Читателям “Нового мира” (особенно постоянным, со стажем) нет нужды представлять автора этой книги: “Хранитель древностей” был напечатан журналом в 1964 году (еще при Твардовском); вторую часть дилогии — “Факультет ненужных вещей” — удалось напечатать здесь же лишь в 1988 году, когда автора уже не было в живых (он скончался в мае 1978-го); в 1990-м журнал повторно напечатал обе части “Хранителя...”, отведя ему целый номер. В последние годы издательство “Терра” выпустило шеститомное собрание сочинений Домбровского, куда вошло лучшее из написанного им за свою не слишком долгую, прерывавшуюся арестами, сроками, ссылкой жизнь...
Все лучшее? Нет, оказывается, не все.
Не так давно историко-литературное общество “Возвращение” (оно, как и “Мемориал”, специализируется на произведениях жертв сталинских репрессий) выпустило (к сожалению, небольшим тиражом — всего 7000 экземпляров) еще одну книгу Домбровского, любовно составленную его вдовой и столь же любовно изданную. Ее основной корпус — стихи, но входят в нее и рассказ, и выдержки из писем, и даже два официальных по адресу, но вполне неофициальных по содержанию, духу и стилю документа — “докладные” Домбровского в СП СССР и в ЦК КПСС по поводу случившегося с ним происшествия и — самое главное — реакции на это власть предержащих... Конечно же документы эти не предназначались автором для печати: стилистически и композиционно они не “отшлифованы”, не укладываются ни в какой привычный литературный жанр, но еще более решительно нарушают они и каноны официального документа (“казенные” бумаги таким языком, в таком объеме не пишутся, а ежели и пишутся, то не читаются; но Домбровский и здесь оставался Домбровским). По мне же, из-за одних этих документов стоило бы издать книгу — настолько ярко раскрывают они характер Домбровского, подключенность его внутреннего мира к бурям и страстям времени.
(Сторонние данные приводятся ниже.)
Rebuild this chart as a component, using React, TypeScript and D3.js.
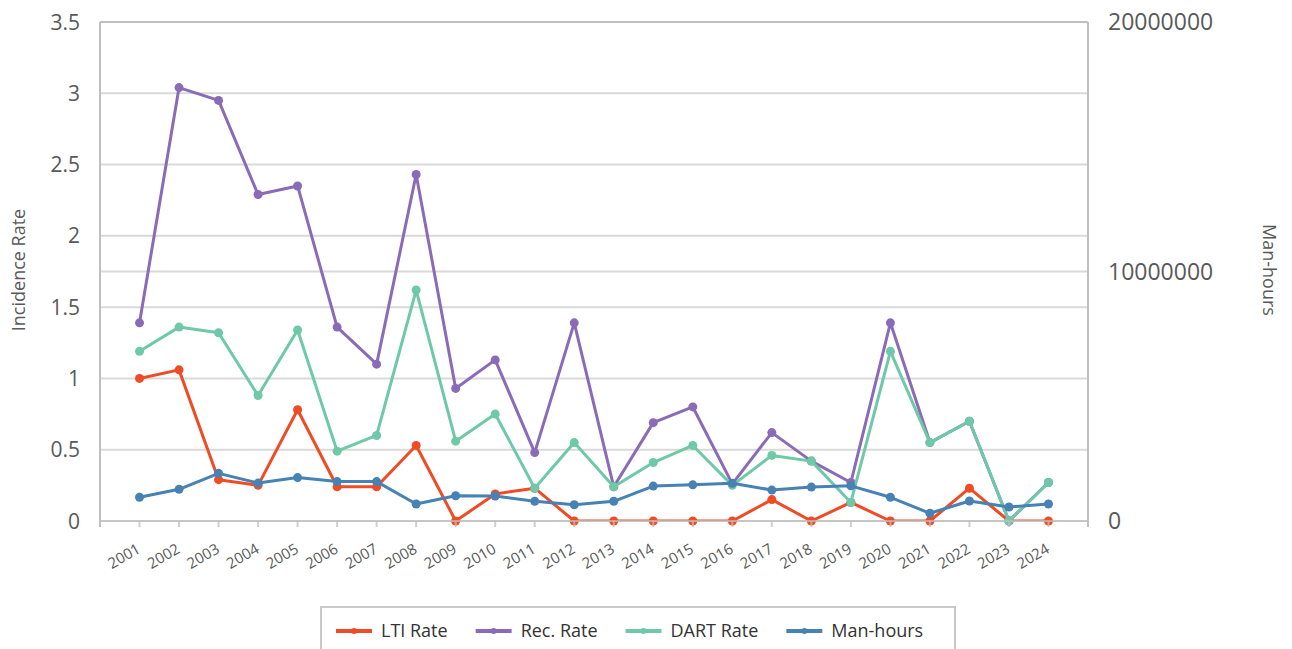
import { useEffect, useRef } from "react";
import * as d3 from "d3";

const years = [
  "2001", "2002", "2003", "2004", "2005", "2006", "2007", "2008",
  "2009", "2010", "2011", "2012", "2013", "2014", "2015", "2016",
  "2017", "2018", "2019", "2020", "2021", "2022", "2023", "2024",
];
const ltiRate = [1.0, 1.06, 0.29, 0.25, 0.78, 0.24, 0.24, 0.53, 0, 0.19, 0.23, 0, 0, 0, 0, 0, 0.15, 0, 0.13, 0, 0, 0.23, 0, 0];
const recRate = [1.39, 3.04, 2.95, 2.29, 2.35, 1.36, 1.1, 2.43, 0.93, 1.13, 0.48, 1.39, 0.24, 0.69, 0.8, 0.26, 0.62, 0.42, 0.27, 1.39, 0.55, 0.7, 0, 0.27];
const dartRate = [1.19, 1.36, 1.32, 0.88, 1.34, 0.49, 0.6, 1.62, 0.56, 0.75, 0.23, 0.55, 0.24, 0.41, 0.53, 0.25, 0.46, 0.42, 0.13, 1.19, 0.55, 0.7, 0, 0.27];
const manHours = [
  950000, 1270000, 1910000, 1520000, 1740000, 1580000, 1580000, 680000,
  1010000, 1000000, 790000, 650000, 790000, 1400000, 1450000, 1510000,
  1240000, 1360000, 1410000, 950000, 310000, 800000, 560000, 680000,
];
const rateTicks = [0, 0.5, 1, 1.5, 2, 2.5, 3, 3.5];
const hourTicks = [0, 10000000, 20000000];

const seriesNames = ["LTI Rate", "Rec. Rate", "DART Rate", "Man-hours"];
const colors = ["#ef4b25", "#8a6bb8", "#6dc9a8", "#4682b4"];

const W = 1292;
const H = 649;
const FONT = "'Open Sans', 'Segoe UI', sans-serif";
const TEXT = "#595959";

const App = () => {
  const ref = useRef<SVGSVGElement>(null);

  useEffect(() => {
    const svg = d3.select(ref.current);
    svg.selectAll("*").remove();

    const left = 100;
    const right = 1088;
    const top = 22;
    const bottom = 521;

    const x = d3.scalePoint<string>().domain(years).range([left, right]).padding(1);
    const yL = d3.scaleLinear().domain([0, 3.5]).range([bottom, top]);
    const yR = d3.scaleLinear().domain([0, 20000000]).range([bottom, top]);

    svg
      .append("defs")
      .append("clipPath")
      .attr("id", "plot")
      .append("rect")
      .attr("x", left)
      .attr("y", top)
      .attr("width", right - left)
      .attr("height", bottom - top);

    // grid lines (both axes)
    const grid = svg.append("g").attr("stroke", "#d9d9d9").attr("stroke-width", 2);
    rateTicks.forEach((t) => {
      grid.append("line").attr("x1", left).attr("x2", right).attr("y1", yL(t)).attr("y2", yL(t));
    });
    hourTicks.forEach((t) => {
      grid.append("line").attr("x1", left).attr("x2", right).attr("y1", yR(t)).attr("y2", yR(t));
    });

    // frame
    const frame = svg.append("g").attr("stroke", "#bfbfbf").attr("stroke-width", 2);
    frame.append("line").attr("x1", left).attr("x2", right).attr("y1", top).attr("y2", top);
    frame.append("line").attr("x1", left).attr("x2", left).attr("y1", top).attr("y2", bottom + 6);
    frame.append("line").attr("x1", right).attr("x2", right).attr("y1", top).attr("y2", bottom + 6);

    // series
    const data = [ltiRate, recRate, dartRate, manHours];
    data.forEach((vals, i) => {
      const yScale = i === 3 ? yR : yL;
      const pts = vals.map((v, j) => [x(years[j]) as number, yScale(v)] as [number, number]);
      svg
        .append("path")
        .attr("clip-path", "url(#plot)")
        .attr("fill", "none")
        .attr("stroke", colors[i])
        .attr("stroke-width", 3)
        .attr("stroke-linejoin", "round")
        .attr("d", d3.line()(pts));
      svg
        .append("g")
        .attr("fill", colors[i])
        .selectAll("circle")
        .data(pts)
        .join("circle")
        .attr("cx", (d) => d[0])
        .attr("cy", (d) => d[1])
        .attr("r", 4.5);
    });

    // bottom axis line + ticks
    const xAxis = svg.append("g").attr("stroke", "#bfbfbf").attr("stroke-width", 2).attr("stroke-opacity", 0.75);
    xAxis.append("line").attr("x1", left - 1).attr("x2", right + 1).attr("y1", bottom).attr("y2", bottom);
    [left, ...years.map((d) => x(d) as number), right].forEach((px) => {
      xAxis.append("line").attr("x1", px).attr("x2", px).attr("y1", bottom).attr("y2", bottom + 6);
    });

    // x labels
    svg
      .append("g")
      .attr("font-family", FONT)
      .attr("font-size", 15)
      .attr("fill", TEXT)
      .attr("text-anchor", "end")
      .selectAll("text")
      .data(years)
      .join("text")
      .attr("transform", (d) => `translate(${(x(d) as number) + 2},552) rotate(-30)`)
      .text((d) => d);

    // left ticks
    svg
      .append("g")
      .attr("font-family", FONT)
      .attr("font-size", 21)
      .attr("fill", TEXT)
      .attr("text-anchor", "end")
      .selectAll("text")
      .data(rateTicks)
      .join("text")
      .attr("x", 80)
      .attr("y", (d) => yL(d))
      .attr("dy", "0.36em")
      .text((d) => String(d));

    // right ticks
    svg
      .append("g")
      .attr("font-family", FONT)
      .attr("font-size", 23)
      .attr("fill", TEXT)
      .attr("text-anchor", "start")
      .selectAll("text")
      .data(hourTicks)
      .join("text")
      .attr("x", 1108)
      .attr("y", (d) => yR(d))
      .attr("dy", "0.36em")
      .text((d) => String(d));

    // axis titles
    svg
      .append("text")
      .attr("transform", "translate(25,270) rotate(-90)")
      .attr("text-anchor", "middle")
      .attr("font-family", FONT)
      .attr("font-size", 18)
      .attr("fill", TEXT)
      .text("Incidence Rate");
    svg
      .append("text")
      .attr("transform", "translate(1263,270) rotate(90)")
      .attr("text-anchor", "middle")
      .attr("font-family", FONT)
      .attr("font-size", 18)
      .attr("fill", TEXT)
      .text("Man-hours");

    // legend
    const lg = svg.append("g");
    lg.append("rect")
      .attr("x", 321)
      .attr("y", 607)
      .attr("width", 634)
      .attr("height", 50)
      .attr("fill", "white")
      .attr("stroke", "#c8c8c8")
      .attr("stroke-width", 2);
    let cx = 336;
    seriesNames.forEach((name, i) => {
      const item = lg.append("g").attr("transform", `translate(${cx},631)`);
      item.append("line").attr("x1", 0).attr("x2", 36).attr("y1", 0).attr("y2", 0)
        .attr("stroke", colors[i]).attr("stroke-width", 4);
      item.append("circle").attr("cx", 18).attr("cy", 0).attr("r", 3).attr("fill", colors[i]);
      const t = item.append("text")
        .attr("x", 45)
        .attr("dy", "0.35em")
        .attr("font-family", FONT)
        .attr("font-size", 18)
        .attr("fill", "#333")
        .text(name);
      const w = (t.node() as SVGTextElement).getComputedTextLength();
      cx += 45 + w + 28;
    });
  }, []);

  return (
    <svg
      ref={ref}
      width={W}
      height={H}
      style={{ position: "absolute", left: 0, top: 0, background: "white" }}
    />
  );
};

export default App;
Впрочем, по порядку. Вначале — о стихах, составляющих сердцевину книги.
Сам Домбровский относился к своим стихам — скажем так — снисходительно: “Я прозаик, а не поэт”. И стихи писал не так уж часто... При жизни писателя они почти не издавались (лишь небольшая поэма “Каменный топор” была опубликована в журнале “Литературный Казахстан” незадолго до его третьего ареста, в 1939 году). Уже после его кончины появились небольшие подборки в “Юности”, в коллективном сборнике лагерной поэзии “Средь других имен”, в евтушенковских “Строфах века”...
Но столь полно и цельно стихи Домбровского издаются впервые.
Существуют — едва ли не испокон веку — два полярных, взаимоисключающих взгляда на поэзию. Вот и в нашем столетии: “Быть может, все в жизни лишь средство / Для ярко-певучих стихов” (В. Брюсов) — или: “Нам слово нужно для жизни. Мы не признаем бесполезного искусства” (В. Маяковский).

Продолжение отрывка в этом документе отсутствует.